▸ Problem to solve:
All records must be quoted exactly. Omit the pictures.

▸ Task inputs:

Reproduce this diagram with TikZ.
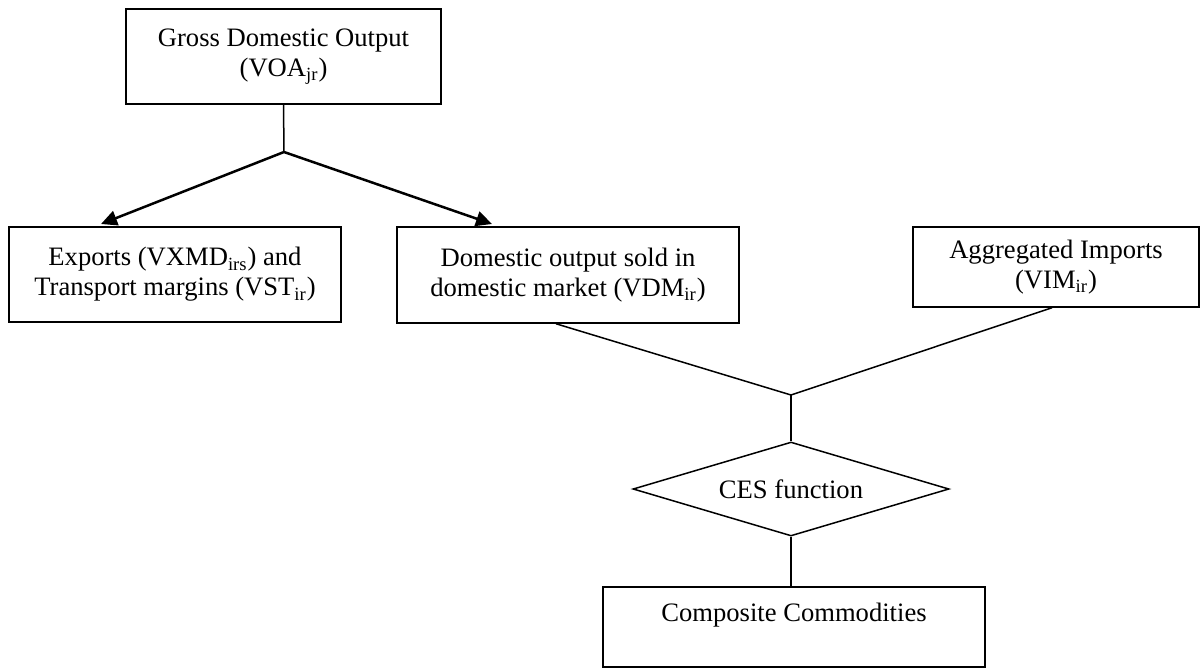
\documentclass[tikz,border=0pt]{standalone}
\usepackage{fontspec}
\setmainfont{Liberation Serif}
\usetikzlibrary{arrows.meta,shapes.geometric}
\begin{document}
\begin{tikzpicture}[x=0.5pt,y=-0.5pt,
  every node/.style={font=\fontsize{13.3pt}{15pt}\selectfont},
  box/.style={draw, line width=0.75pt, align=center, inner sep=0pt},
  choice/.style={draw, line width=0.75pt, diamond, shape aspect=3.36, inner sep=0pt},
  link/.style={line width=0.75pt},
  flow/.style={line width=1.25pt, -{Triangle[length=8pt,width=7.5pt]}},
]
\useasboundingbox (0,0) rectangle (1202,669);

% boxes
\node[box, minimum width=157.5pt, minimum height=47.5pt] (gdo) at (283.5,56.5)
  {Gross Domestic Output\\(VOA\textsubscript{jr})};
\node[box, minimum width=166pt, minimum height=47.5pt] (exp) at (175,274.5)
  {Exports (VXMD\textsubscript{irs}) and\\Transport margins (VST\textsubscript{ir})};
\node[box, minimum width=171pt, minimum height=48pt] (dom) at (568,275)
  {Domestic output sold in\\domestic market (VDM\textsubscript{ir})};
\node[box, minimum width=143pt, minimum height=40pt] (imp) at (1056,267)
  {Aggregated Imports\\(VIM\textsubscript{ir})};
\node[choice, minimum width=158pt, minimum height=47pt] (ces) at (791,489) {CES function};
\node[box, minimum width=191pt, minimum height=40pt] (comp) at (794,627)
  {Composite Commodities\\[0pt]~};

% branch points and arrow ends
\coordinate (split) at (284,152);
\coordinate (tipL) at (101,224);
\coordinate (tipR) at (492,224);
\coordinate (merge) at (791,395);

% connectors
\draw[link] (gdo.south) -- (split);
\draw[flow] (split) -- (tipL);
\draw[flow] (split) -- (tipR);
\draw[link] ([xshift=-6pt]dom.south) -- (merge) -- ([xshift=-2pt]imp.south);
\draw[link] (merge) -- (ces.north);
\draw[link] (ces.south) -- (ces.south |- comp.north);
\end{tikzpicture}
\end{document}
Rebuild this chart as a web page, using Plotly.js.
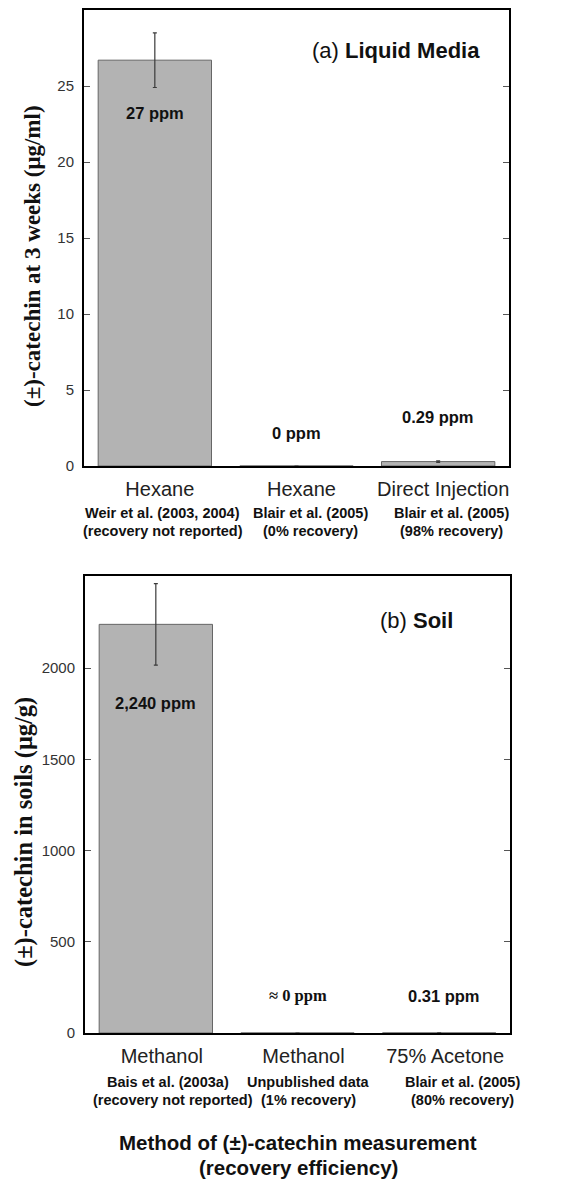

▸ Exercise result:
Reproduce this diagram with TikZ.
\documentclass[tikz,border=0pt]{standalone}
\usepackage{fontspec}
\setmainfont{Liberation Serif}
\usetikzlibrary{arrows.meta,shapes.geometric}
\begin{document}
\begin{tikzpicture}[x=0.5pt,y=-0.5pt,
  every node/.style={font=\fontsize{13.3pt}{15pt}\selectfont},
  box/.style={draw, line width=0.75pt, align=center, inner sep=0pt},
  choice/.style={draw, line width=0.75pt, diamond, shape aspect=3.36, inner sep=0pt},
  link/.style={line width=0.75pt},
  flow/.style={line width=1.25pt, -{Triangle[length=8pt,width=7.5pt]}},
]
\useasboundingbox (0,0) rectangle (1202,669);

% boxes
\node[box, minimum width=157.5pt, minimum height=47.5pt] (gdo) at (283.5,56.5)
  {Gross Domestic Output\\(VOA\textsubscript{jr})};
\node[box, minimum width=166pt, minimum height=47.5pt] (exp) at (175,274.5)
  {Exports (VXMD\textsubscript{irs}) and\\Transport margins (VST\textsubscript{ir})};
\node[box, minimum width=171pt, minimum height=48pt] (dom) at (568,275)
  {Domestic output sold in\\domestic market (VDM\textsubscript{ir})};
\node[box, minimum width=143pt, minimum height=40pt] (imp) at (1056,267)
  {Aggregated Imports\\(VIM\textsubscript{ir})};
\node[choice, minimum width=158pt, minimum height=47pt] (ces) at (791,489) {CES function};
\node[box, minimum width=191pt, minimum height=40pt] (comp) at (794,627)
  {Composite Commodities\\[0pt]~};

% branch points and arrow ends
\coordinate (split) at (284,152);
\coordinate (tipL) at (101,224);
\coordinate (tipR) at (492,224);
\coordinate (merge) at (791,395);

% connectors
\draw[link] (gdo.south) -- (split);
\draw[flow] (split) -- (tipL);
\draw[flow] (split) -- (tipR);
\draw[link] ([xshift=-6pt]dom.south) -- (merge) -- ([xshift=-2pt]imp.south);
\draw[link] (merge) -- (ces.north);
\draw[link] (ces.south) -- (ces.south |- comp.north);
\end{tikzpicture}
\end{document}
Rebuild this chart as a web page, using Plotly.js.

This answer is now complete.